HA Introduction

SwiftMQ High Availability (HA) Router is fully based on SwiftMQ Universal Router and provides High and Continuous Availability to JMS clients. It consists of 2 HA instances, deployed on different hosts in an ACTIVE/STANDBY fashion. The ACTIVE instance serves JMS and routing connections and synchronously replicates its state over a replication connection to the STANDBY instance.

If the ACTIVE instance fails or is shut down, the STANDBY resumes operation, and JMS clients and routing connections transparently reconnect to this instance without persistent message loss or duplicate message delivery. There is no reconnect code required in JMS clients because their whole state of connections, sessions, producers, and consumers is recreated during reconnect. Open transactions, including prepared XA transactions (in-doubt transactions), are resolved and automatically recovered. Operation continues at that point where it stops before the failover.

High Availability

The term "High Availability" usually refers to unplanned outages and to transparently resume operation in case of such a failure. This is fully supported by SwiftMQ HA Router by its ACTIVE/STANDBY configuration as described above.

Continuous Availability

"Continuous Availability" extends "High Availability" with planned outages, especially version upgrades. This is fully supported through versioning. SwiftMQ has protocol versioning on all protocols including the replication protocol between HA instances. This enables customers to upgrade a SwiftMQ HA Router during operation without interruption.

Choice of Persistent Store

SwiftMQ HA Router supports 3 different types of persistent stores:

Replicated File Store
Shared File Store
Shared JDBC Store

A Replicated File Store consists of 2 replicas, a master at the ACTIVE instance, and a copy at the STANDBY. An image of the complete store is copied to the STANDBY during connect.
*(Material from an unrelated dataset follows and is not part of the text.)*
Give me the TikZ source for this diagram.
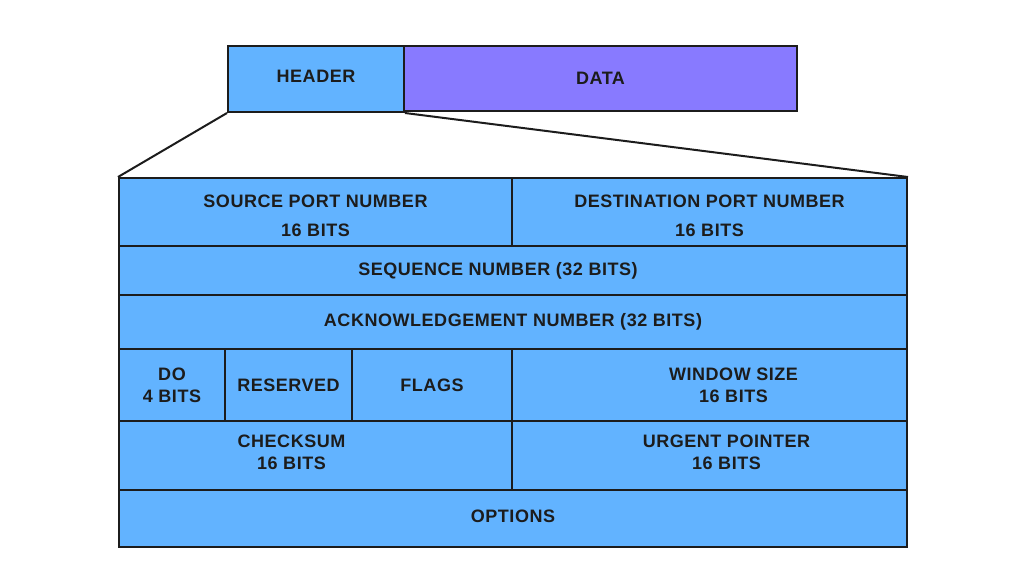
\documentclass[tikz,border=0pt]{standalone}
\usepackage{fontspec}
\setmainfont{Liberation Sans}[LetterSpace=3]
\usepackage{xcolor}
\usetikzlibrary{positioning}
\definecolor{hdrblue}{HTML}{62B3FF}
\definecolor{datapurple}{HTML}{887AFF}
\definecolor{ink}{HTML}{1C1C1C}

\begin{document}
\begin{tikzpicture}[x=1pt,y=-1pt,line width=2pt,
    font=\fontsize{18}{22}\selectfont\bfseries]
  \tikzstyle{cell}=[draw=ink, fill=hdrblue, text=ink, inner sep=0pt, align=center, anchor=north west]
  \tikzstyle{lbl}=[text=ink, align=center, inner sep=0pt]
  \useasboundingbox (0,0) rectangle (1024,576);

  % packet
  \node[cell, minimum width=176pt, minimum height=66pt,
        label={[lbl,yshift=3pt]center:HEADER}] (hdr) at (227,45) {};
  \node[cell, fill=datapurple, minimum width=393pt, minimum height=65pt] (data) at (403,45) {DATA};

  % header fields
  \node[cell, minimum width=393pt, minimum height=68pt,
        label={[lbl,yshift=-4pt]center:SOURCE PORT NUMBER\\[7pt]16 BITS}] (src) at (118,177) {};
  \node[cell, minimum width=395pt, minimum height=68pt,
        label={[lbl,yshift=-4pt]center:DESTINATION PORT NUMBER\\[7pt]16 BITS}] (dst) at (511,177) {};
  \node[cell, minimum width=788pt, minimum height=49pt,
        label={[lbl,xshift=-15pt]center:SEQUENCE NUMBER (32 BITS)}] (seq) at (118,245) {};
  \node[cell, minimum width=788pt, minimum height=54pt] (ack) at (118,294) {ACKNOWLEDGEMENT NUMBER (32 BITS)};
  \node[cell, minimum width=106pt, minimum height=72pt] (do) at (118,348) {DO\\4 BITS};
  \node[cell, minimum width=127pt, minimum height=72pt] (rsv) at (224,348) {RESERVED};
  \node[cell, minimum width=160pt, minimum height=72pt] (flg) at (351,348) {FLAGS};
  \node[cell, minimum width=395pt, minimum height=72pt,
        label={[lbl,xshift=24pt]center:WINDOW SIZE\\16 BITS}] (win) at (511,348) {};
  \node[cell, minimum width=393pt, minimum height=69pt,
        label={[lbl,xshift=-24pt,yshift=3pt]center:CHECKSUM\\16 BITS}] (chk) at (118,420) {};
  \node[cell, minimum width=395pt, minimum height=69pt,
        label={[lbl,xshift=17pt,yshift=3pt]center:URGENT POINTER\\16 BITS}] (urg) at (511,420) {};
  \node[cell, minimum width=788pt, minimum height=57pt,
        label={[lbl,yshift=2pt]center:OPTIONS}] (opt) at (118,489) {};

  \path[draw=ink]
    (hdr.south west) edge (src.north west)
    (hdr.south east) edge (dst.north east);
\end{tikzpicture}
\end{document}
Subsequently, the transaction log will be synchronously replicated, so that the STANDBY is always in a consistent state. Although it seems expensive to replicate the whole store and the transaction log, a Replicated File Store is quite fast and does not require any special and expensive hardware.
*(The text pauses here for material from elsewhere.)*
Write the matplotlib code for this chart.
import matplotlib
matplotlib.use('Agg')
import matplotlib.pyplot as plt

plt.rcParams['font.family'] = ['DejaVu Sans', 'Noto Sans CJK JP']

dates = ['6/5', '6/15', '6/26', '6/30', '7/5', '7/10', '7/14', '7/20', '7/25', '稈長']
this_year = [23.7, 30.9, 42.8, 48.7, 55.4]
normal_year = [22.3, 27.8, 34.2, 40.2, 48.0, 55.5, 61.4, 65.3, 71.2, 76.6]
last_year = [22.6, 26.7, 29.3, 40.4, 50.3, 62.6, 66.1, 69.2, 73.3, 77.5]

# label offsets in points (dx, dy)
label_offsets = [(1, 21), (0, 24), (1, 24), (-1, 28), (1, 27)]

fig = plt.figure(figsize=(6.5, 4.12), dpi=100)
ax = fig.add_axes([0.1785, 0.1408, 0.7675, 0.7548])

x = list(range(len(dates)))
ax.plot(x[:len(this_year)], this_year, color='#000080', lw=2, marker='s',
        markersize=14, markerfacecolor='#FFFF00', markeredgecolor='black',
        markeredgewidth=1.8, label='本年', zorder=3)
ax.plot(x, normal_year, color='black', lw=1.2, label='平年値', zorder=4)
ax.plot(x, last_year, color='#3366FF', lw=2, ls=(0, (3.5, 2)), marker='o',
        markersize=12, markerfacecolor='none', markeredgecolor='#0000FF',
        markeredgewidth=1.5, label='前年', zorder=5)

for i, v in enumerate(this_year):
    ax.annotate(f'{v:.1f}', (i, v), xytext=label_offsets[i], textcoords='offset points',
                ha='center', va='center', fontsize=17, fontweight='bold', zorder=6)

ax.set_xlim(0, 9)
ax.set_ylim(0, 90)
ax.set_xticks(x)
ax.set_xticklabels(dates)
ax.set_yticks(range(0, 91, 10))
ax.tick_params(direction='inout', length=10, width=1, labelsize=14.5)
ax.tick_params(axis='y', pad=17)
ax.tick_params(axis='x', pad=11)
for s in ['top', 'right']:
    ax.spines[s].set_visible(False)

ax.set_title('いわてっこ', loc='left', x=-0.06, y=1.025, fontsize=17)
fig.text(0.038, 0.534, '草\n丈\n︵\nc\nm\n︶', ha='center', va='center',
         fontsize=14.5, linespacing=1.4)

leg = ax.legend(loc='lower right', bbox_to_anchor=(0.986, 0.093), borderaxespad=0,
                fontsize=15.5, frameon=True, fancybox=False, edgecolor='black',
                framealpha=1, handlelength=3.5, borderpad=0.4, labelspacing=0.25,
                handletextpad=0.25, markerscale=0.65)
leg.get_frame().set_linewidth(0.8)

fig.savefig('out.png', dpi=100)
A Shared File Store uses a shared directory for the persistent store. This directory must reside on a shared RAID or SAN with a high-performance network. The transaction log must use disk sync that requires expensive hardware in order to get acceptable performance. Since it is shared, no store replication is required between the HA instances.

A Shared JDBC Store uses the same database for both HA instances. To avoid a single point of failure, this database should be clustered as well. A Shared JDBC Store doesn't require store replication between HA instances.

Transparent JMS and JNDI Failover

JMS and JNDI connections are automatically reconnected to the other HA instance when a connection loss is detected. During reconnect, the whole client state is recreated and the operation continues. This failover is transparent to clients. Reconnect code is not required.

Failback

After a failover and when the stopped HA instance comes back up as STANDBY, a failback can be initiated by restarting the ACTIVE HA instance. One of the HA instances can be declared as "preferred active" which will automate this process. For example, if the ACTIVE should always run on a faster machine and the STANDBY on a slower backup machine, the HA instance at the faster machine will be the preferred active and SwiftMQ initiates an automatic failback once this HA instance comes back up. This is completely transparent to JMS clients and does not require any administrative actions!

Automatic Recovery of in-doubt Transactions

All kinds of transactions in transit are automatically recovered during reconnect. This includes local transactions (e.g. commit/rollback sent but reply not yet received), XA transactions (in-doubt transactions; prepared but not committed) as well as non transacted sessions with any acknowledgment mode.

Duplicate Message Detection

When a failover happens while a producer sends messages and did not receive a receipt from the router, it must send them again. This can lead to duplicate messages. The same can happen on the consumer side where the new HA instance doesn't know whether the client did receive messages already after a failover if the client wasn't able to reply to delivery requests before failover. This becomes a very complex issue in JMS scenarios involving rollbacks, session recovery, and XA. SwiftMQ has full duplicate message detection at the router and the client-side and ensures that no message is delivered twice and no persistent message is lost.

Transparent Reconnect from CLI, CLI Admin API

SwiftMQ's administration tools CLI, and CLI Admin API automatically reconnects like any other JMS client. Additionally, they recreate their internal management state by interacting with the Management Swiftlet of the new HA instance. All tools have additional commands to start/stop HA instances and to save the configuration. Configuration changes are automatically replicated to the STANDBY instance, so both instances have always the same configuration.

High Availability Test Suite

Testing your application under HA conditions without tools can be painful if the HA instances must be stopped and started manually. The distribution contains a complete HA test suite, consisting of launchers and monitor tools to start and stop HA instances in intervals, thus making tests very easy.